Lord Jesus Christ, you say that when two or more are gathered in your name, you are with us. Jesus, in your name I lift up every person who has joined this prayer challenge or will join it in the future. I ask you to give us all the grace we need to grow in virtue and holiness so that we may love and serve you in our lives and through the people we love and care for. Help us in our thoughts, our words, and our actions. Guide us all by your Holy Spirit and give us the strength to overcome every temptation from the evil one. We ask all this in the name of the Father, and of the Son, and of the Holy Spirit, AMEN.

Together as a group we will pray for each other and strive to make good resolutions and keep them. Remember, it’s your heart that God wants to capture. Your efforts are out of love for him and a desire to imitate him as best you can in holiness. 

If you fail, do not quit trying. Be merciful to yourself and learn to love the process of striving to be more like Jesus every day. Just take it one day at a time, and stay in the present moment with Jesus.

Being virtuous is a process. No one is perfect, so just start anew every time you fail. 

How do I Practice Virtue?

You’ve learned about the 34th Virtue, and you’ve prayed for God to give you grace. Now what? Let’s take a look at the Catechism for some guidance on how we can make Week 34 a successful effort.

On coming into the world, man is not equipped with everything he needs for developing his bodily and spiritual life. He needs others. Differences appear tied to age, physical abilities, intellectual or moral aptitudes, the benefits derived from social commerce, and the distribution of wealth. The “talents” are not distributed equally.
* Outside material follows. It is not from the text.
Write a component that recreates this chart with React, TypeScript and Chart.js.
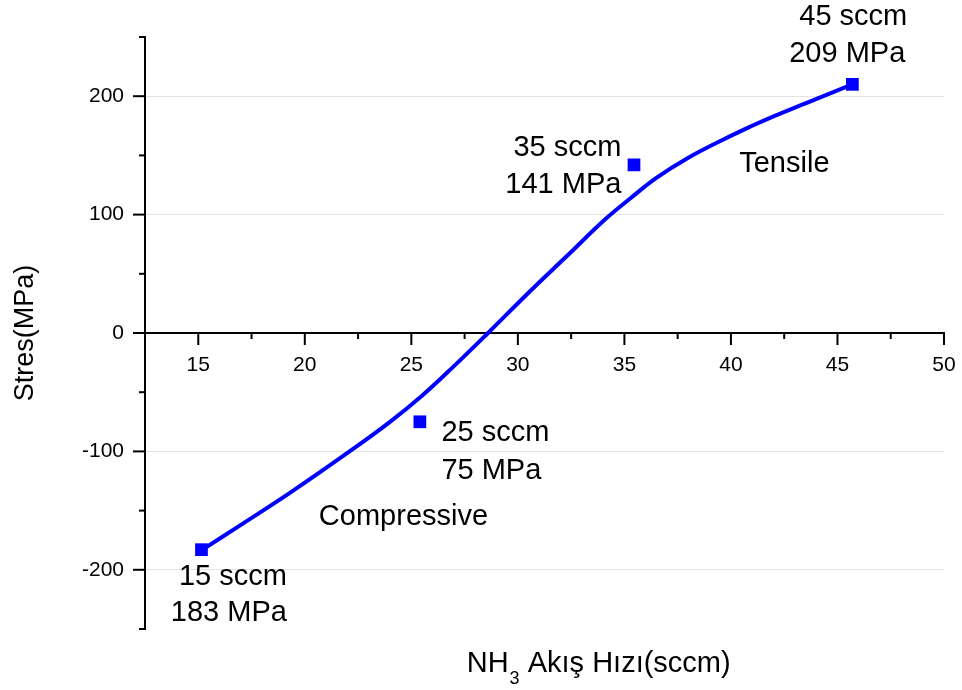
import React, { useEffect, useRef } from 'react';
import { Chart, registerables } from 'chart.js';

Chart.register(...registerables);

// Fitted curve (sccm, MPa)
const fitFlow = [15.2, 17.0, 19.3, 22.1, 24.0, 25.5, 27.0, 28.6, 30.5, 32.3, 34.1, 35.3, 36.5, 38.0, 39.6, 41.0, 42.0, 43.5, 45.7];
const fitStress = [-183, -162, -135, -100, -75, -53, -28, 0, 34, 65, 96, 114, 131, 148, 163, 175, 183, 194, 210];

// Measured points
const measuredFlow = [15.15, 25.4, 35.45, 45.7];
const measuredStress = [-183, -75, 142, 210];

// Ticks
const xTicks = [12.5, 15, 17.5, 20, 22.5, 25, 27.5, 30, 32.5, 35, 37.5, 40, 42.5, 45, 47.5, 50];
const xTickLabels = ['', '15', '', '20', '', '25', '', '30', '', '35', '', '40', '', '45', '', '50'];
const yTicks = [-250, -200, -150, -100, -50, 0, 50, 100, 150, 200, 250];
const yTickLabels = ['', '-200', '', '-100', '', '0', '', '100', '', '200', ''];

// Annotations (text, anchor in data units, alignment)
const noteTexts = ['45 sccm', '209 MPa', '35 sccm', '141 MPa', '25 sccm', '75 MPa', '15 sccm', '183 MPa', 'Compressive', 'Tensile'];
const noteX = [45.74, 45.46, 34.86, 34.86, 26.41, 26.41, 19.16, 19.16, 20.66, 40.39];
const noteY = [266.7, 236, 156.6, 125.4, -84.3, -116.4, -206.4, -236.4, -155.7, 143.1];
const noteAlign: CanvasTextAlign[] = ['center', 'center', 'right', 'right', 'left', 'left', 'right', 'right', 'left', 'left'];

const xTitleMain = 'NH';
const xTitleSub = '3';
const xTitleRest = ' Akış Hızı(sccm)';
const xTitleAnchor = 27.6;
const yTitle = 'Stres(MPa)';

const FONT = "'Liberation Sans', Arial, sans-serif";
const BLUE = '#0000ff';

const overlayPlugin = {
  id: 'overlay',
  afterDraw(chart: any) {
    const { ctx, chartArea } = chart;
    const xs = chart.scales.x;
    const ys = chart.scales.y;
    ctx.save();
    ctx.strokeStyle = '#000';
    ctx.lineWidth = 2;
    const y0 = ys.getPixelForValue(0);
    xs.ticks.forEach((t: any) => {
      const px = xs.getPixelForValue(t.value);
      const len = xTickLabels[xTicks.indexOf(t.value)] ? 12 : 6;
      ctx.beginPath();
      ctx.moveTo(px, y0);
      ctx.lineTo(px, y0 + len);
      ctx.stroke();
    });
    ys.ticks.forEach((t: any) => {
      const py = ys.getPixelForValue(t.value);
      const len = yTickLabels[yTicks.indexOf(t.value)] ? 12 : 6;
      ctx.beginPath();
      ctx.moveTo(chartArea.left - len, py);
      ctx.lineTo(chartArea.left, py);
      ctx.stroke();
    });

    ctx.fillStyle = '#000';
    ctx.font = `29px ${FONT}`;
    ctx.textBaseline = 'middle';
    noteTexts.forEach((txt, i) => {
      ctx.textAlign = noteAlign[i];
      ctx.fillText(txt, xs.getPixelForValue(noteX[i]), ys.getPixelForValue(noteY[i]));
    });

    // x-axis title with subscript
    ctx.textAlign = 'left';
    ctx.textBaseline = 'alphabetic';
    let tx = xs.getPixelForValue(xTitleAnchor);
    const base = chartArea.bottom + 43;
    ctx.font = `29px ${FONT}`;
    ctx.fillText(xTitleMain, tx, base);
    tx += ctx.measureText(xTitleMain).width + 1;
    ctx.font = `18px ${FONT}`;
    ctx.fillText(xTitleSub, tx, base + 12);
    tx += ctx.measureText(xTitleSub).width;
    ctx.font = `29px ${FONT}`;
    ctx.fillText(xTitleRest, tx, base);
    ctx.restore();
  },
};

export default function App() {
  const canvasRef = useRef<HTMLCanvasElement>(null);

  useEffect(() => {
    document.body.style.margin = '0';
    const canvas = canvasRef.current;
    if (!canvas) return;
    const chart = new Chart(canvas, {
      type: 'scatter',
      data: {
        datasets: [
          {
            type: 'line',
            data: fitFlow.map((x, i) => ({ x, y: fitStress[i] })),
            borderColor: BLUE,
            borderWidth: 4,
            pointRadius: 0,
            tension: 0.4,
            fill: false,
          } as any,
          {
            type: 'scatter',
            data: measuredFlow.map((x, i) => ({ x, y: measuredStress[i] })),
            pointStyle: 'rect',
            pointRadius: 9,
            backgroundColor: BLUE,
            borderWidth: 0,
          } as any,
        ],
      },
      options: {
        responsive: false,
        animation: false,
        layout: { padding: { left: 0, top: 37, right: 18, bottom: 61 } },
        plugins: { legend: { display: false }, tooltip: { enabled: false } },
        scales: {
          x: {
            type: 'linear',
            position: { y: 0 } as any,
            min: 12.5,
            max: 50,
            afterBuildTicks: (s: any) => {
              s.ticks = xTicks.map((v) => ({ value: v }));
            },
            afterFit: (s: any) => {
              s.paddingLeft = 0;
              s.paddingRight = 0;
            },
            ticks: {
              autoSkip: false,
              maxRotation: 0,
              padding: 20,
              color: '#000',
              font: { family: FONT, size: 21 },
              callback: (v: any) => xTickLabels[xTicks.indexOf(Number(v))] ?? '',
            },
            grid: { color: 'rgba(0,0,0,0)', drawTicks: false },
            border: { display: true, color: '#000', width: 2 },
          },
          y: {
            type: 'linear',
            min: -250,
            max: 250,
            afterBuildTicks: (s: any) => {
              s.ticks = yTicks.map((v) => ({ value: v }));
            },
            afterFit: (s: any) => {
              s.width = 145;
              s.paddingTop = 0;
              s.paddingBottom = 0;
            },
            ticks: {
              autoSkip: false,
              padding: 21,
              color: '#000',
              font: { family: FONT, size: 21 },
              callback: (v: any) => yTickLabels[yTicks.indexOf(Number(v))] ?? '',
            },
            grid: {
              drawTicks: false,
              lineWidth: 1,
              color: (c: any) => {
                const v = c.tick ? c.tick.value : NaN;
                return v % 100 === 0 && v !== 0 && Math.abs(v) < 250 ? '#e2e2e2' : 'rgba(0,0,0,0)';
              },
            },
            border: { display: true, color: '#000', width: 2 },
            title: {
              display: true,
              text: yTitle,
              color: '#000',
              font: { family: FONT, size: 27 },
              padding: { top: 9, bottom: 0 },
            },
          },
        },
      },
      plugins: [overlayPlugin],
    });
    return () => chart.destroy();
  }, []);

  return (
    <div style={{ width: 962, height: 690, background: '#fff' }}>
      <canvas ref={canvasRef} width={962} height={690} style={{ display: 'block' }} />
    </div>
  );
}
These differences belong to God’s plan, who wills that each receive what he needs from others, and that those endowed with particular “talents” share the benefits with those who need them. These differences encourage and often oblige persons to practice generosity, kindness, and sharing of goods; they foster the mutual enrichment of cultures:

"I distribute the virtues quite diversely; I do not give all of them to each person, but some to one, some to others. . . . I shall give principally charity to one; justice to another; humility to this one, a living faith to that one. . . . And so I have given many gifts and graces, both spiritual and temporal, with such diversity that I have not given everything to one single person, so that you may be constrained to practice charity towards one another. . . . I have willed that one should need another and that all should be my ministers in distributing the graces and gifts they have received from me" [Jesus to St. Catherine of Siena, Dial. I, 7].

Making Resolutions

pureTake a moment to reflect on the virtue of pure contentment. What are the ways you can freely practice this virtue this week? Ask the Lord to give you opportunities, and when you feel the Holy Spirit prompting you, take action.  Write down your resolutions for this coming week in your prayer journal. Remind yourself to complete these resolutions daily for this entire week, and as the Spirit prompts you, feel free to write about your experiences with this virtue throughout the week.  

In My Thoughts:

Jesus, this week I promise to take time daily to conform my thoughts by… (make your intention). 

In My Words:

Jesus, this week I promise to take time daily to conform my words by… (make your intention). 

In My Actions:

Jesus, this week I promise to take time daily to conform my actions by… (make your intention).